A total of 663 consecutive patients with COVID-19 admitted to the Renmin Hospital of Wuhan University in China from 11 January to 6 February 2020 were included in the analysis. Of these, 67 (10.1 percent) had T2DM. [J Clin Endocrinol Metab 2020;105:dgaa535]
COVID-19 patients with T2DM, compared to those without, were older (aged 66 vs 57 years; p<0.001), were more likely to be male (62.7 percent vs 37.3 percent; p=0.019), and had higher prevalence of cardiovascular disease (61.2 percent and 20.6 percent; p<0.001) and urinary diseases (9 percent vs 2.5 percent; p=0.014).
Patients with T2DM also had a higher likelihood of developing severe (58.2 percent vs 46.3 percent; p=0.002) and critical COVID-19 (20.9 percent vs 13.4 percent; p=0.001) and having poor therapeutic response (76.1 percent vs 60.4 percent; p=0.017). No significant between-group difference was noted in mortality rates (4.5 percent vs 3.7 percent; p=0.732).
On multivariate logistic regression analysis, T2DM correlated with poor therapeutic effect in patients with COVID-19 (odds ratio [OR], 2.99, 95 percent confidence interval [CI], 1.07–8.66; p=0.04). In addition, having a severe and critical COVID-19 condition (OR, 3.27, 95 percent CI, 1.02–9.00; p=0.029) and decreased lymphocytes (OR, 1.59, 95 percent CI, 1.10–2.34; p=0.016) independently predicted poor therapeutic effect in those with T2DM.
These findings were consistent to those from studies examining other coronavirus infections, namely SARS-CoV and MERS-CoV. Diabetic patients with SARS-CoV had significantly higher mortality, intensive hospitalization, and mechanical ventilation rates than nondiabetic patients. In MERS-CoV, those with T2DM had poorer prognosis, significantly worse clinical outcomes, and a significantly higher mortality rate than other patients. [JAMA 2003;289:2801-2809; Emerg Infect Dis 2020;26:166-168]
The World Health Organization considers T2DM as a risk factor for MERS-CoV infection. [Pharmacol Res 2018;137:230-235]
“Patients with T2DM with COVID-19 are prone to a severe state, and the therapeutic effects are much poorer than in patients without T2DM,” for which there are several possible explanations, the researchers said.
“First, the pulmonary vascular bed and alveolar surfactants in patients with diabetes are often damaged... Second, hyperglycaemia and insulin deficiency in patients with diabetes will reduce synthesis of proinflammatory factors such as interferon-γ and interleukin 15 and have influence on downstream acute inflammatory responses.

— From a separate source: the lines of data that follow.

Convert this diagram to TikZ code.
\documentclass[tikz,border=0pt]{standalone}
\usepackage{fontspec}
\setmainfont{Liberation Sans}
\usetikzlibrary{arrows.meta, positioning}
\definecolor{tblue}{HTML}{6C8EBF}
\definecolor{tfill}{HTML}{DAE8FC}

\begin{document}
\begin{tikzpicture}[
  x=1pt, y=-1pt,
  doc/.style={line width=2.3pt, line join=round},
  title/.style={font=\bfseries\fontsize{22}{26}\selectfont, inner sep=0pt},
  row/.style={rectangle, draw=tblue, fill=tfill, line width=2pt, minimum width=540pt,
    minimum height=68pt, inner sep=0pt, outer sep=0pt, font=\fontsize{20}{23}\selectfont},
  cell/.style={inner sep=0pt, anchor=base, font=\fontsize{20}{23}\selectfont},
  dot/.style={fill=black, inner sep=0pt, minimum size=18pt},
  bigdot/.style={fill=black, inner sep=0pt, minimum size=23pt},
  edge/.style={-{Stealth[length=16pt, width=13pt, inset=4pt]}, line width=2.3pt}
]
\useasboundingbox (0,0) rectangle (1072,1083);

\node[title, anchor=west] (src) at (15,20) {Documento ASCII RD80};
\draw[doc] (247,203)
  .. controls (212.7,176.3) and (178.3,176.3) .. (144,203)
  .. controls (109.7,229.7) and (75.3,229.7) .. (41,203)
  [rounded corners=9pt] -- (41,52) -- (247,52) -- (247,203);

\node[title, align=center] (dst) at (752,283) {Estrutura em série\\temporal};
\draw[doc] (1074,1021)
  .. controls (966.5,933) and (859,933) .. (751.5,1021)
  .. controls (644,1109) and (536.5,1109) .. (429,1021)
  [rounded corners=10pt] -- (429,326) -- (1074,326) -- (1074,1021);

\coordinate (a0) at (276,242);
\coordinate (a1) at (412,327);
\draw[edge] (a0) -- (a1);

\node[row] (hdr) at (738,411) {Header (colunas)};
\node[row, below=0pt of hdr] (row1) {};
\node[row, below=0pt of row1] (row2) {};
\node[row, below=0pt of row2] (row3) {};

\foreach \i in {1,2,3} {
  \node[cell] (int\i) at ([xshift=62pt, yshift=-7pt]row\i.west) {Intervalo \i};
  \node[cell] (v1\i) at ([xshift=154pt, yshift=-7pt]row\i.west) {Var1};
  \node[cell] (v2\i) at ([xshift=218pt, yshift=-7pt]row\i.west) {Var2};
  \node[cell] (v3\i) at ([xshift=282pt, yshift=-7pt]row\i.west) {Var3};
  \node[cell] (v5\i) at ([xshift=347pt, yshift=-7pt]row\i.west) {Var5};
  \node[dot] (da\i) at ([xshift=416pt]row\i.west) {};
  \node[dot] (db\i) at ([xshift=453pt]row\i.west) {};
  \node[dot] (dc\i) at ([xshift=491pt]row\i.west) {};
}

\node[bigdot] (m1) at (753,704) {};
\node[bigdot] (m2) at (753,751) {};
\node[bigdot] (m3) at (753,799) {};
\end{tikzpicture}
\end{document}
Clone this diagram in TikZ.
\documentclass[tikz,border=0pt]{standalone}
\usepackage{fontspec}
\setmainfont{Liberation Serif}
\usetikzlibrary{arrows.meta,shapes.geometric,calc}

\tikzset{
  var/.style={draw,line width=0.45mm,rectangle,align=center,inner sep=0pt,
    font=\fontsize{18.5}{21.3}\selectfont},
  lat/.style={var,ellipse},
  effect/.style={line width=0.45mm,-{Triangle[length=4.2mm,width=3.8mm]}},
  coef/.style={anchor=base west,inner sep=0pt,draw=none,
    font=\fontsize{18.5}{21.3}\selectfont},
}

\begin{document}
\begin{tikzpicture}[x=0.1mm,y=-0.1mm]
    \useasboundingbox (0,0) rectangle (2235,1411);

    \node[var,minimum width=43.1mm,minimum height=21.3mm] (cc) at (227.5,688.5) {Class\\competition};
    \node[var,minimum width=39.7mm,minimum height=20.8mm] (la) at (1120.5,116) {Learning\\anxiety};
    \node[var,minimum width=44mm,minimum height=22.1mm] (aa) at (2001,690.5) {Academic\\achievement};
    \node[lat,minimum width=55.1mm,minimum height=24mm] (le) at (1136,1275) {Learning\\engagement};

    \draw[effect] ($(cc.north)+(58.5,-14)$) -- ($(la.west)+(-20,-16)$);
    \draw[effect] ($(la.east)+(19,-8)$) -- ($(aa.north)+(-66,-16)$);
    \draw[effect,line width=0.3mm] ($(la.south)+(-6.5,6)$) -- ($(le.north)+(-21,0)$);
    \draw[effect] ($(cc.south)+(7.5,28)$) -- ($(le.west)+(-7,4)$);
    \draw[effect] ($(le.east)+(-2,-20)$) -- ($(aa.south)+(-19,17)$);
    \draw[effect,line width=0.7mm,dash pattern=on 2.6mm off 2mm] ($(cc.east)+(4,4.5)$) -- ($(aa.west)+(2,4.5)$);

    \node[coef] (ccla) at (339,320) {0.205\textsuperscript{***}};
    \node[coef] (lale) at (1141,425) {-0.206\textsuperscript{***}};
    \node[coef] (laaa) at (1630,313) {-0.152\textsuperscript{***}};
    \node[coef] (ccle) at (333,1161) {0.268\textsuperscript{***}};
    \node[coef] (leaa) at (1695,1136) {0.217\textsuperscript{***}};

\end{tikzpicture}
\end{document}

Therefore, it will impair the host’s innate and humoral immunity,” they explained. [Cold Spring Harb Perspect Med 2012;2:a007724]
“Third, chronic disease (such as diabetes) and infectious diseases and their complications share several common characteristics such as endothelial dysfunction, proinflammatory status, and innate immune response,” the researchers said. [PLoS Negl Trop Dis 2015;9:e0003741; Diab Vasc Dis Res 2008;5:213-214; Curr Hypertens Rep 2010;12:448-455]
The current study was limited by its single-centre design, the absence of data on body mass index, a number of covarying differences between patients with T2DM and control participants, and the lack of multivariate regression analysis with mortality as the dependent variable since only three deaths in diabetic COVID-19 patients were recorded.